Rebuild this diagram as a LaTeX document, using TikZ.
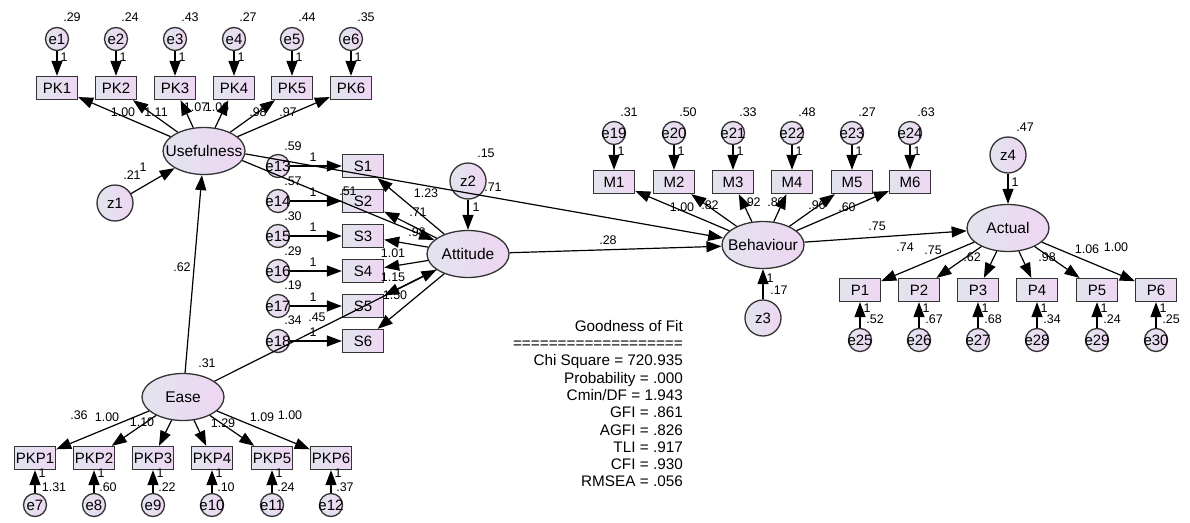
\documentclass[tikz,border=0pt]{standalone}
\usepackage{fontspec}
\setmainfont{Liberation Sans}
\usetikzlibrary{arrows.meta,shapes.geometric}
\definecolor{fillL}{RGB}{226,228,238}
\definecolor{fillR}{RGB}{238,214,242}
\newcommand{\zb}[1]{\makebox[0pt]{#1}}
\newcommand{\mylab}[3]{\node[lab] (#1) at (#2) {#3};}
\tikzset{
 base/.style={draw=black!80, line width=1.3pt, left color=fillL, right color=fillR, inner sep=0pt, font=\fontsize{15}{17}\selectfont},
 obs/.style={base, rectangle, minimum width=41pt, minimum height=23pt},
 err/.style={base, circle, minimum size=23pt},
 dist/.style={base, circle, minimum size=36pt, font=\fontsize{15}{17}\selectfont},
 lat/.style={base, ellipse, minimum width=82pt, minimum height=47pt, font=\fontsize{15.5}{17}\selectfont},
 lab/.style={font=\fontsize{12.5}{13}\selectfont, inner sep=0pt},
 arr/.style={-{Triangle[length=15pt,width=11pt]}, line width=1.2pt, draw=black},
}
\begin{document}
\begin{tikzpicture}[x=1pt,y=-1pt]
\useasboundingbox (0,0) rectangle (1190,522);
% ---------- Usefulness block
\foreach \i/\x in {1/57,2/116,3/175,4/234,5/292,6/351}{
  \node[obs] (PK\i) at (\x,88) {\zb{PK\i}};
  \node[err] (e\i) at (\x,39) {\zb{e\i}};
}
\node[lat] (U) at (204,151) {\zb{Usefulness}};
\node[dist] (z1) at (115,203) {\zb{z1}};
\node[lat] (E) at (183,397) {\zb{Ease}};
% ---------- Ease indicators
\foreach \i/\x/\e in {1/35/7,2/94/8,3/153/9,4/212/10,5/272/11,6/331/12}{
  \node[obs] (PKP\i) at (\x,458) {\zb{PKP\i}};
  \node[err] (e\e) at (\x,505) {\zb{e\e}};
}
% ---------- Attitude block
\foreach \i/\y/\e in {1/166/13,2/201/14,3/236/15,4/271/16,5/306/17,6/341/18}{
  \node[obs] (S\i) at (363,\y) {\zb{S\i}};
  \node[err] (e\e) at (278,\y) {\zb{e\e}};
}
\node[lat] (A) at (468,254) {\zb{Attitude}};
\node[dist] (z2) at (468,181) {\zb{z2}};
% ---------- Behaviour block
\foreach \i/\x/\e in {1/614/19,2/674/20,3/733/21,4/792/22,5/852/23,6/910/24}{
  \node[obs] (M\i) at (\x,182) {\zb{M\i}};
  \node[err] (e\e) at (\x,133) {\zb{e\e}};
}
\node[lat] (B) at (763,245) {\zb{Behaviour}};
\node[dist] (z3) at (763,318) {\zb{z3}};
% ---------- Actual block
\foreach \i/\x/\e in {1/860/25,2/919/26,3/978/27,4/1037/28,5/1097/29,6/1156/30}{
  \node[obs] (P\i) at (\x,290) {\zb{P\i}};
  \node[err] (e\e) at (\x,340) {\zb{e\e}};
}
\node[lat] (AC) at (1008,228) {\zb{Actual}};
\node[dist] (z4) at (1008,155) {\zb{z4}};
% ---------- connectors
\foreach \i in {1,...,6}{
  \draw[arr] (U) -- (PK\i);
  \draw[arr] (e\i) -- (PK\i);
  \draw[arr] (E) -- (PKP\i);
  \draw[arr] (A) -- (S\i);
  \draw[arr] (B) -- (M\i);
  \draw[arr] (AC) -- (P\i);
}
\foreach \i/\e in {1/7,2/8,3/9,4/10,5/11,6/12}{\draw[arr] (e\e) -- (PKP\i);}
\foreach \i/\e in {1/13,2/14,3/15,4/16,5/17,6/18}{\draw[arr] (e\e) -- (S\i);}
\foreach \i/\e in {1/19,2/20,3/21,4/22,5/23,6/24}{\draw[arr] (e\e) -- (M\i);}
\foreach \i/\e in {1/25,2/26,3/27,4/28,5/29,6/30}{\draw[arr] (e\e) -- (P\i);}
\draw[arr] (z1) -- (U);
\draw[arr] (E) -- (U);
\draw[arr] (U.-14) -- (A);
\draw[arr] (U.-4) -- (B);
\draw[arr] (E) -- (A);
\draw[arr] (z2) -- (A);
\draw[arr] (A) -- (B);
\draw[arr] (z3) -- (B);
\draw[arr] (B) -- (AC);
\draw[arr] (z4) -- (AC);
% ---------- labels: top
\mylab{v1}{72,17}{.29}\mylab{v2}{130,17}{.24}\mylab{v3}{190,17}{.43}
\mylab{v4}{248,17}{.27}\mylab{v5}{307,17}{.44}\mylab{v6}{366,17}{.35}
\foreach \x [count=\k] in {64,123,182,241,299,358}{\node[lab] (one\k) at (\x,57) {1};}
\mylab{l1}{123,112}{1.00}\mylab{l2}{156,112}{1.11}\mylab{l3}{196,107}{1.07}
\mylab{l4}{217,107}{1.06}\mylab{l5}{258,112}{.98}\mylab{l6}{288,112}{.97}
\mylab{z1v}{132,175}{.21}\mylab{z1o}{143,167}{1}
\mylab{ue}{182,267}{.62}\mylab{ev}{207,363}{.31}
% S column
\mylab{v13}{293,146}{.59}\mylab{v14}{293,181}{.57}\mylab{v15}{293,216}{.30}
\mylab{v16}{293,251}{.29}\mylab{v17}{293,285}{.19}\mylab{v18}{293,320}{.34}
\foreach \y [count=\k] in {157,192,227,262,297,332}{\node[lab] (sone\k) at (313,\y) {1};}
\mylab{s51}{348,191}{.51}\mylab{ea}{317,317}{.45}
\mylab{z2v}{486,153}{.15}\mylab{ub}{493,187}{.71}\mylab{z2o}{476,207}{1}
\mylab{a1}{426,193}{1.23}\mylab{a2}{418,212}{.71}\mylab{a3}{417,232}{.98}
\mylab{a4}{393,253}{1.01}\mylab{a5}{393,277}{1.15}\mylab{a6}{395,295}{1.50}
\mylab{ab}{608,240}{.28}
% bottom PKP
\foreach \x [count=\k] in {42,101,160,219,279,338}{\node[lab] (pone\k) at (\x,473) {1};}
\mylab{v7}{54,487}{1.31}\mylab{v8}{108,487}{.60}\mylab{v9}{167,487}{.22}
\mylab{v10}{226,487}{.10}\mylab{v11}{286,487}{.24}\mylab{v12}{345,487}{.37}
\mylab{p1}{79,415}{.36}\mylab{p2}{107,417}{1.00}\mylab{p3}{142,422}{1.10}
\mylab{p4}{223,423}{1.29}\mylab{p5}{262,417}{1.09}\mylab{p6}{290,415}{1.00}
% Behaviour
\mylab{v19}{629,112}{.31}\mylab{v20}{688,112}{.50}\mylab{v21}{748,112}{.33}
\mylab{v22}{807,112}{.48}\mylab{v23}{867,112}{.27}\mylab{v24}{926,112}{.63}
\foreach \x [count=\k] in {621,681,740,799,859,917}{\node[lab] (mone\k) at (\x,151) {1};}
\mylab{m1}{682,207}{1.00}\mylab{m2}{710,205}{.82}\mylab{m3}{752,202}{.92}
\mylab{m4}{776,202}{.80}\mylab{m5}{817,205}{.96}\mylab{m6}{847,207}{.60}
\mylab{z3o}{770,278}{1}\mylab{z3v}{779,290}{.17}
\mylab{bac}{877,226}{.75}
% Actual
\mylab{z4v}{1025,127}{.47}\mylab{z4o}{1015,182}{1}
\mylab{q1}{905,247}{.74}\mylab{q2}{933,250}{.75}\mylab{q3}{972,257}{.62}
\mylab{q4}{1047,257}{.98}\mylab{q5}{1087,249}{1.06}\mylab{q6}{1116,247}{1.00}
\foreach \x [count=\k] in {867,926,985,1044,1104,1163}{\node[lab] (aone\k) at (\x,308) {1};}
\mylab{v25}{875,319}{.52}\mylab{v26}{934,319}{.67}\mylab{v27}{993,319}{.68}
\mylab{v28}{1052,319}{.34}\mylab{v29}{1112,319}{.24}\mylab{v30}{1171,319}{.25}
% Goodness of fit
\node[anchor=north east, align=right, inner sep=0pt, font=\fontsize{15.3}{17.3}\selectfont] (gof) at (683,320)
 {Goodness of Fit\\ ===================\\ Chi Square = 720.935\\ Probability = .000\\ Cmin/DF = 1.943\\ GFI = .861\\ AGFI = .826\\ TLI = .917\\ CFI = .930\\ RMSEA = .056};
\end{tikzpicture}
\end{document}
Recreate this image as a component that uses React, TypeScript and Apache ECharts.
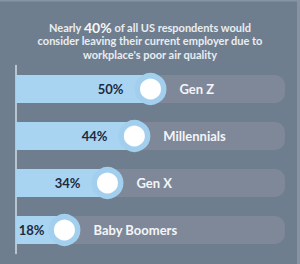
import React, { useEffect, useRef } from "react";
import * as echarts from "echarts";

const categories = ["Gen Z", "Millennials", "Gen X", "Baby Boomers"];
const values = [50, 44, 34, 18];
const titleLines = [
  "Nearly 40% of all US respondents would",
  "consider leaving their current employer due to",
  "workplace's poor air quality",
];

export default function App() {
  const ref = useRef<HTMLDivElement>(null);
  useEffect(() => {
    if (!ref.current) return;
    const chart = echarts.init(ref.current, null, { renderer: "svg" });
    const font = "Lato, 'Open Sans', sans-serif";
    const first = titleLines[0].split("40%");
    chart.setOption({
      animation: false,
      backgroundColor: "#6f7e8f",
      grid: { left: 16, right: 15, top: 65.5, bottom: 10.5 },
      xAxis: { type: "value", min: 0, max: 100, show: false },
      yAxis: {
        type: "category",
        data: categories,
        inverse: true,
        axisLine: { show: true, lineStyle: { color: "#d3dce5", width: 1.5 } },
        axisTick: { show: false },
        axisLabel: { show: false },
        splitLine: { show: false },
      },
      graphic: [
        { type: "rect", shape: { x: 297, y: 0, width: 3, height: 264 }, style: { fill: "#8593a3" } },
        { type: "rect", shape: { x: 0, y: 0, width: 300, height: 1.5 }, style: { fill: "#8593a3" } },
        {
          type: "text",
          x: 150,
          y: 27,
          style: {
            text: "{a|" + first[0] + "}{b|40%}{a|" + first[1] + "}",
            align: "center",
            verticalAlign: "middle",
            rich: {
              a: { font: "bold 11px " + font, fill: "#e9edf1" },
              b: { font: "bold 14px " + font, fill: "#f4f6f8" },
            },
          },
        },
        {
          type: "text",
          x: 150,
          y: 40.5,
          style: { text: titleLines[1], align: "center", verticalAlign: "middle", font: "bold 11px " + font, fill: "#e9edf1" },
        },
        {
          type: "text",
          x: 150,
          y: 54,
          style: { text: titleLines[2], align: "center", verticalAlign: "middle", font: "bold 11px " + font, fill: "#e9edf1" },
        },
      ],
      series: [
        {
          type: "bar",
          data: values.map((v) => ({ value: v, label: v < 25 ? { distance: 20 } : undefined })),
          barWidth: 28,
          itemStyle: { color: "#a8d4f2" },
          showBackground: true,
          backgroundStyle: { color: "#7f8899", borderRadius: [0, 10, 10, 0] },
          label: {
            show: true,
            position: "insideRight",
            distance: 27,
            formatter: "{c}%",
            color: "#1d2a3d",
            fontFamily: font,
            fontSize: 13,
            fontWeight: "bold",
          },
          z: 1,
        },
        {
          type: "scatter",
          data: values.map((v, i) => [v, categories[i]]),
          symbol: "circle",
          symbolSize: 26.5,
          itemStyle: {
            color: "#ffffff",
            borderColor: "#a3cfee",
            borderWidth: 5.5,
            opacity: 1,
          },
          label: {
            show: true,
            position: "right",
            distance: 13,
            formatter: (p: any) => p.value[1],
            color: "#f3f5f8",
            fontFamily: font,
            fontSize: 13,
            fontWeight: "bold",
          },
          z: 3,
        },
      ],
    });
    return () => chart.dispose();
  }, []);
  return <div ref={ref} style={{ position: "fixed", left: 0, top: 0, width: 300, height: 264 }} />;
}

#####

Only lines that contain the word "React" are wanted; copy each of them.

Full output ->
Recreate this image as a component that uses React, TypeScript and Apache ECharts.
import React, { useEffect, useRef } from "react";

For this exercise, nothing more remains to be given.